Beto Vazquez Infinity - CD Review
Self Titled

CD Info

2002
Drakkar Records
11 tracks
English lyrics

I have just this second finished listening – nay – trawling through the mire of sludge that is BVI’s self-titled album. I feel like Andy Dufresne having crawled out of that sewer into freedom from Shawshank Penitentiary. Beto Vazquez has been given all the right ingredients for this album. Unfortunately, they’ve been slung together so badly, or with such poor grounding, that the result is something that sounds like an 80’s power ballad band jamming with a group of hippies.

The idea is a good one.
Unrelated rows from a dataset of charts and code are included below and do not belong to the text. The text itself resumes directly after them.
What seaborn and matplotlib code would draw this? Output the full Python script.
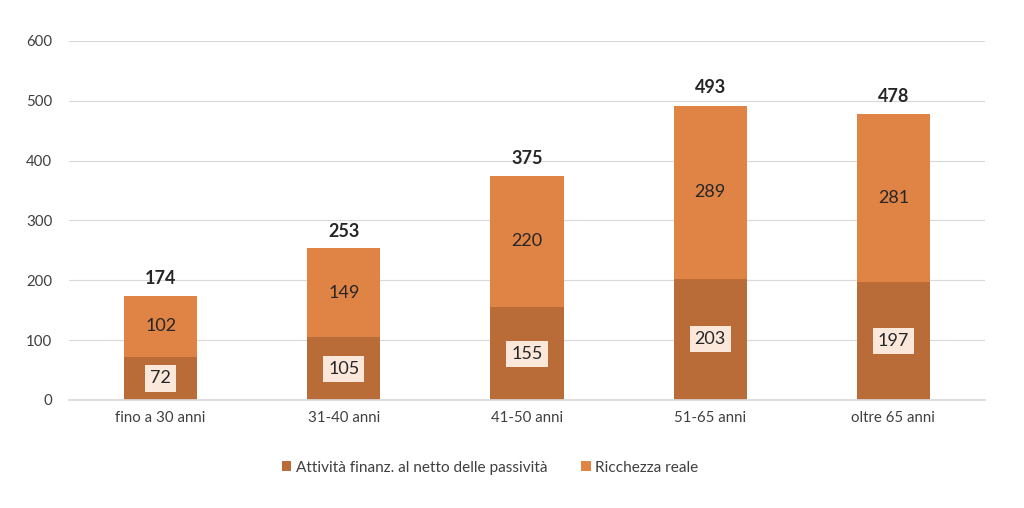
import pandas as pd
import matplotlib.pyplot as plt
import seaborn as sns

categories = ['fino a 30 anni', '31-40 anni', '41-50 anni', '51-65 anni', 'oltre 65 anni']
attivita = [72, 105, 155, 203, 197]
ricchezza = [102, 149, 220, 289, 281]
totali = [174, 253, 375, 493, 478]

dark = '#B96B38'
light = '#E08446'
txt = '#262626'

sns.set_theme(style='white')
plt.rcParams['font.family'] = ['Lato', 'DejaVu Sans']

df = pd.DataFrame({'cat': categories, 'att': attivita, 'ric': ricchezza, 'tot': totali})

fig = plt.figure(figsize=(10.24, 5.08), dpi=100)
ax = fig.add_axes([0.0674, 0.2126, 0.8945, 0.7067])

sns.barplot(data=df, x='cat', y='att', color=dark, width=0.4, saturation=1,
            linewidth=0, ax=ax, label='Attività finanz. al netto delle passività')
sns.barplot(data=df, x='cat', y='ric', color=light, width=0.4, saturation=1,
            linewidth=0, bottom=df['att'], ax=ax, label='Ricchezza reale')

for i, row in df.iterrows():
    ax.text(i, row['att'] / 2, str(row['att']), ha='center', va='center',
            fontsize=13, color=txt,
            bbox=dict(boxstyle='square,pad=0.28', fc='#FBE8DB', ec='none'))
    ax.text(i, row['att'] + row['ric'] / 2, str(row['ric']), ha='center', va='center',
            fontsize=13, color=txt)
    ax.text(i, row['tot'] + 15, str(row['tot']), ha='center', va='bottom',
            fontsize=13, fontweight='bold', color=txt)

ax.set_ylim(0, 600)
ax.set_yticks(range(0, 601, 100))
ax.set_xlim(-0.5, 4.5)
ax.yaxis.grid(True, color='#D9D9D9', linewidth=0.8)
ax.set_axisbelow(True)
for s in ['top', 'right', 'left']:
    ax.spines[s].set_visible(False)
ax.spines['bottom'].set_color('#D9D9D9')
ax.tick_params(axis='both', length=0, labelsize=10.8, colors='#404040')
ax.tick_params(axis='y', pad=12)
ax.tick_params(axis='x', pad=8)
ax.set_xlabel('')
ax.set_ylabel('')

ax.legend(loc='upper center', bbox_to_anchor=(0.46, -0.13), ncol=2, frameon=False,
          fontsize=11.1, handlelength=0.6, handleheight=0.6, columnspacing=2.2,
          handletextpad=0.3, labelcolor='#404040')

plt.savefig('out.png', dpi=100)
plt.close()
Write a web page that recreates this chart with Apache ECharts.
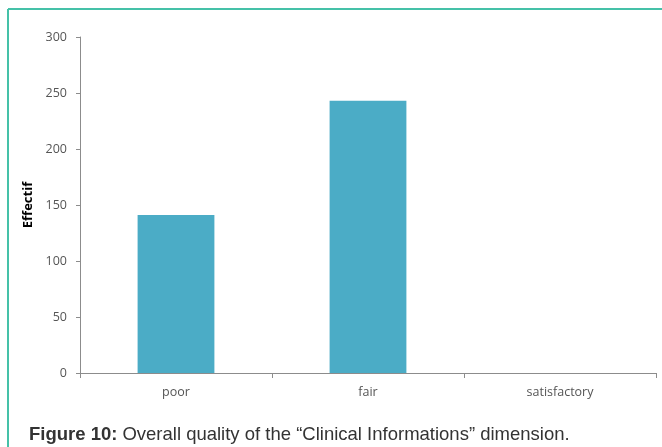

Guitarist Beto Vazquez gets together with three highly respected vocalists – Tarja from Nightwish, Sabine from Edenbridge and Candice from blehhhhh. With all that musical talent bubbling away the result should be great, eh? Yes? Not if you give them awful material to work with, it won’t. This album really puts paid to the idea of "it’s not the song, it’s the singer". In fact, BVI should be proud of themselves for disproving that theory. Because the songs here are so dreary, so musically stolid and unconvincing, that I’m surprised the girls weren’t falling asleep in front of the microphone.

The problem with power metal is that it treads a very thin line between being epic and being totally naff and laughable. BVI could have done themselves a lot of favours if they hadn’t included that damn medieval flute, which ruins the album’s only potentially good track, The Wizard. As for the rest of it, I’m surprised Tarja and Sabine ever lent their voices to it, because it is thoroughly dull, tedious and uninspiring, not to mention a waste of plastic.

What amazes me the most about this album is the complete lack of irony this lot must have to produce material like this, or is it lack of shame, I can’t really work it out. Especially the little "Star Trek" feeling for Infinity Space. Come on guys, you must be taking the piss. The only reason people would write stuff like this is if they had covered every conceivable musical alleyway in their genre and were left with nowhere to go but self-mockery. The end product is therefore something as thrilling as a see-saw, as lively as a flat battery and as sexy as doing the foxtrot with your grandmother. Go your separate ways people, and be thankful.